Enfin, ma chère enfant, nous raisonnerons à tête reposée ou à tête échauffée, et tête-à-tête de notre destinée à Plombières.

Que dites-vous du roi de Prusse qui a fait un canevas d’opéra de ma tragédie de Sémiramis et qui l’a fait exécuter à Berlin ? [la comtesse Bentinck lui parlera sans passion de cette représentation le 27 avril] On me mande que la musique en est admirable. Vous pensez bien que je n’aime pas assez la musique italienne pour l’aller l’entendre.

Bordier [Du Bordier , physicien] ; cf. lettre du 5 février] notre ami n’a donc pas voulu que je cultivasse la physique expérimentale. C’est un avertissement qu’il faudra que je me donne tout entier à l’histoire. On vendra comme on pourra les instruments qu’il n’a pas volés et comme on pourra le reste. Il y a des occasions où l’on doit prendre un parti décisif. Les affaires de Cadix ne vont pas trop bien, mais je n’irai pas sur les lieux pour y remédier. Tout ce que j’ai à faire c’est de tâcher d’être débarrassé pour jamais d’Ericard [Louis XV] et de Cernin [Frédéric]. Je vous ferai voir papiers sur table qu’Ericard et compagnie sont gens auxquels il ne faut point du tout se fier.

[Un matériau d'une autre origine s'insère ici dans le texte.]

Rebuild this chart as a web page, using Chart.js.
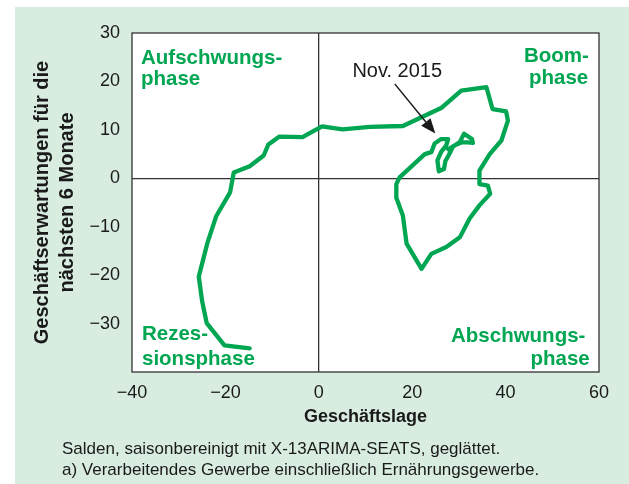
<!DOCTYPE html>
<html>
<head>
<meta charset="utf-8">
<script src="https://cdn.jsdelivr.net/npm/chart.js@4"></script>
<style>
  html, body { margin: 0; padding: 0; background: #ffffff; }
  #wrap { position: relative; width: 629px; height: 484px; overflow: hidden; }
  #panel { position: absolute; left: 15px; top: 7px; width: 614px; height: 477px; background: #d8ece0; }
  #c { position: absolute; left: 0; top: 0; }
  .note { position: absolute; left: 62px; font-family: "Liberation Sans", Arial, sans-serif; font-size: 17px; line-height: 21px; color: #1a1a1a; white-space: nowrap; }
</style>
</head>
<body>
<div id="wrap">
  <div id="panel"></div>
  <canvas id="c" width="629" height="484"></canvas>
  <div class="note" style="top:438px">Salden, saisonbereinigt mit X-13ARIMA-SEATS, geglättet.</div>
  <div class="note" style="top:459px">a) Verarbeitendes Gewerbe einschließlich Ernährungsgewerbe.</div>
</div>
<script>
// Geschäftslage (x) and Geschäftserwartungen (y), in time order
const geschaeftslage = [
  -14.8, -20.2, -24.0, -25.0, -25.7, -23.9, -22.0, -19.0, -18.2, -14.8,
  -11.8, -10.8, -8.5, -3.5, 0.7, 5.1, 10.9, 18.0, 26.2, 30.5,
  35.9, 37.2, 40.1, 40.5, 39.1, 36.6, 34.4, 34.4, 36.2, 36.7,
  34.4, 32.3, 30.2, 27.3, 24.1, 22.0, 18.8, 18.0, 16.6, 16.6,
  17.3, 22.7, 24.1, 24.8, 26.2, 27.7, 27.3, 26.2, 25.4, 25.7,
  26.8, 27.1, 28.0, 28.7, 30.2, 31.1, 32.8, 33.0, 31.9, 30.5,
  29.1, 27.7
];
const geschaeftserwartungen = [
  -35.1, -34.5, -29.9, -25.3, -20.3, -13.5, -7.9, -2.9, 1.2, 2.5,
  4.7, 7.0, 8.6, 8.5, 10.7, 10.1, 10.6, 10.8, 14.5, 18.1,
  18.8, 14.3, 13.8, 11.9, 7.8, 5.0, 1.6, -1.2, -1.5, -3.2,
  -5.6, -8.3, -12.2, -14.2, -15.6, -18.7, -13.5, -7.7, -4.0, -1.2,
  0.2, 5.0, 5.4, 7.2, 8.1, 8.1, 6.8, 5.45, 3.7, 1.45,
  1.9, 3.5, 5.1, 6.5, 7.5, 9.2, 8.1, 7.3, 7.4, 7.4,
  6.8, 6.0
];
const xTickValues = [-40, -20, 0, 20, 40, 60];
const yTickValues = [-30, -20, -10, 0, 10, 20, 30];
const xTitle = 'Geschäftslage';
const yTitle = ['Geschäftserwartungen für die', 'nächsten 6 Monate'];
const annotationText = 'Nov. 2015';
const annotationTextAt = [7.2, 21.0];
const arrowFrom = [16.26, 19.49];
const arrowTo = [24.96, 9.23];

const GREEN = '#00a651';
const DARK = '#1a1a1a';
const FONT = '"Liberation Sans", Arial, Helvetica, sans-serif';

function fmt(v) { return v < 0 ? '\u2212' + Math.abs(v) : String(v); }

const points = geschaeftslage.map((x, i) => ({ x: x, y: geschaeftserwartungen[i] }));

const decor = {
  id: 'decor',
  beforeDraw(chart) {
    const { ctx, chartArea: a } = chart;
    ctx.save();
    ctx.fillStyle = '#ffffff';
    ctx.fillRect(a.left, a.top, a.right - a.left, a.bottom - a.top);
    ctx.restore();
  },
  afterDraw(chart) {
    const { ctx, chartArea: a, scales } = chart;
    ctx.save();
    // frame
    ctx.strokeStyle = '#333333';
    ctx.lineWidth = 1.3;
    ctx.strokeRect(a.left, a.top, a.right - a.left, a.bottom - a.top);

    // quadrant labels
    ctx.fillStyle = GREEN;
    ctx.font = 'bold 20.5px ' + FONT;
    ctx.textAlign = 'left';
    ctx.textBaseline = 'alphabetic';
    ctx.fillText('Aufschwungs-', a.left + 9, a.top + 31);
    ctx.fillText('phase', a.left + 9, a.top + 52);
    ctx.fillText('Boom-', a.left + 392, a.top + 29);
    ctx.fillText('phase', a.left + 397, a.top + 51);
    ctx.fillText('Rezes-', a.left + 10, a.bottom - 32);
    ctx.fillText('sionsphase', a.left + 10, a.bottom - 7);
    ctx.fillText('Abschwungs-', a.left + 319, a.bottom - 30);
    ctx.fillText('phase', a.left + 398.5, a.bottom - 7);

    // annotation
    const sx = scales.x, sy = scales.y;
    ctx.fillStyle = DARK;
    ctx.font = '20px ' + FONT;
    ctx.fillText(annotationText, sx.getPixelForValue(annotationTextAt[0]), sy.getPixelForValue(annotationTextAt[1]));

    const x1 = sx.getPixelForValue(arrowFrom[0]), y1 = sy.getPixelForValue(arrowFrom[1]);
    const x2 = sx.getPixelForValue(arrowTo[0]), y2 = sy.getPixelForValue(arrowTo[1]);
    const ang = Math.atan2(y2 - y1, x2 - x1);
    const headLen = 15, headW = 6;
    const bx = x2 - headLen * Math.cos(ang), by = y2 - headLen * Math.sin(ang);
    ctx.strokeStyle = DARK;
    ctx.lineWidth = 1.5;
    ctx.beginPath();
    ctx.moveTo(x1, y1);
    ctx.lineTo(bx, by);
    ctx.stroke();
    ctx.beginPath();
    ctx.moveTo(x2, y2);
    ctx.lineTo(bx + headW * Math.sin(ang), by - headW * Math.cos(ang));
    ctx.lineTo(bx - headW * Math.sin(ang), by + headW * Math.cos(ang));
    ctx.closePath();
    ctx.fill();
    ctx.restore();
  }
};

new Chart(document.getElementById('c'), {
  type: 'scatter',
  data: {
    datasets: [{
      data: points,
      showLine: true,
      borderColor: GREEN,
      backgroundColor: GREEN,
      borderWidth: 4.3,
      pointRadius: 0,
      pointHoverRadius: 0,
      tension: 0,
      borderJoinStyle: 'round',
      borderCapStyle: 'round'
    }]
  },
  options: {
    responsive: false,
    animation: false,
    devicePixelRatio: 1,
    layout: { padding: { left: 0, top: 33, right: 30, bottom: 56 } },
    plugins: { legend: { display: false }, tooltip: { enabled: false } },
    scales: {
      x: {
        type: 'linear',
        min: -40, max: 60,
        afterBuildTicks(scale) { scale.ticks = xTickValues.map(v => ({ value: v })); },
        afterFit(scale) { scale.height = 56; },
        ticks: {
          padding: 10,
          color: DARK,
          font: { family: FONT, size: 18 },
          callback: v => fmt(v),
          maxRotation: 0
        },
        grid: {
          drawTicks: false,
          color: c => (c.tick && c.tick.value === 0) ? '#333333' : 'rgba(0,0,0,0)',
          lineWidth: 1.3
        },
        border: { display: false },
        title: {
          display: true,
          text: xTitle,
          color: DARK,
          font: { family: FONT, size: 18, weight: 'bold', lineHeight: 1.25 },
          padding: { top: 0, bottom: 0 }
        }
      },
      y: {
        type: 'linear',
        min: -40, max: 30,
        afterBuildTicks(scale) { scale.ticks = [-40].concat(yTickValues).map(v => ({ value: v })); },
        afterFit(scale) { scale.width = 132; },
        ticks: {
          padding: 12,
          color: DARK,
          font: { family: FONT, size: 18 },
          callback: v => (v === -40 ? '' : fmt(v))
        },
        grid: {
          drawTicks: false,
          color: c => (c.tick && c.tick.value === 0) ? '#333333' : 'rgba(0,0,0,0)',
          lineWidth: 1.3
        },
        border: { display: false },
        title: {
          display: true,
          text: yTitle,
          color: DARK,
          font: { family: FONT, size: 20, weight: 'bold', lineHeight: 1.25 },
          padding: { top: 30, bottom: 0 }
        }
      }
    }
  },
  plugins: [decor]
});
</script>
</body>
</html>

Encore une fois attendons Plombières. Mais, ma chère enfant, n’ayez plus la fièvre. Vous l’avez eue parce que vous avez soupé indiscrètement. Les obstructions sont des chimères. Qu’est-ce qu’une obstruction ? où est-elle ? Ce sont des mots inventés par les médecins des dames. La sobriété est le seul médecin de la nature, j’entends quand la nature n’est pas affaiblie et appauvrie comme chez moi. Adieu, j’ai peur d’être de bien mauvaise compagnie à Plombières. Je vous amènerai mes enfants [tragédie Zulime, les Œuvres mêlées, La Pucelle, l’Histoire , pour en « raisonner » avec elle et d’Argental] qui peut-être vous amuseront. Je vous embrasse. Je souffre, je travaille, j’ai vingt lettres à écrire. Je vous aime de tout mon cœur.

V. »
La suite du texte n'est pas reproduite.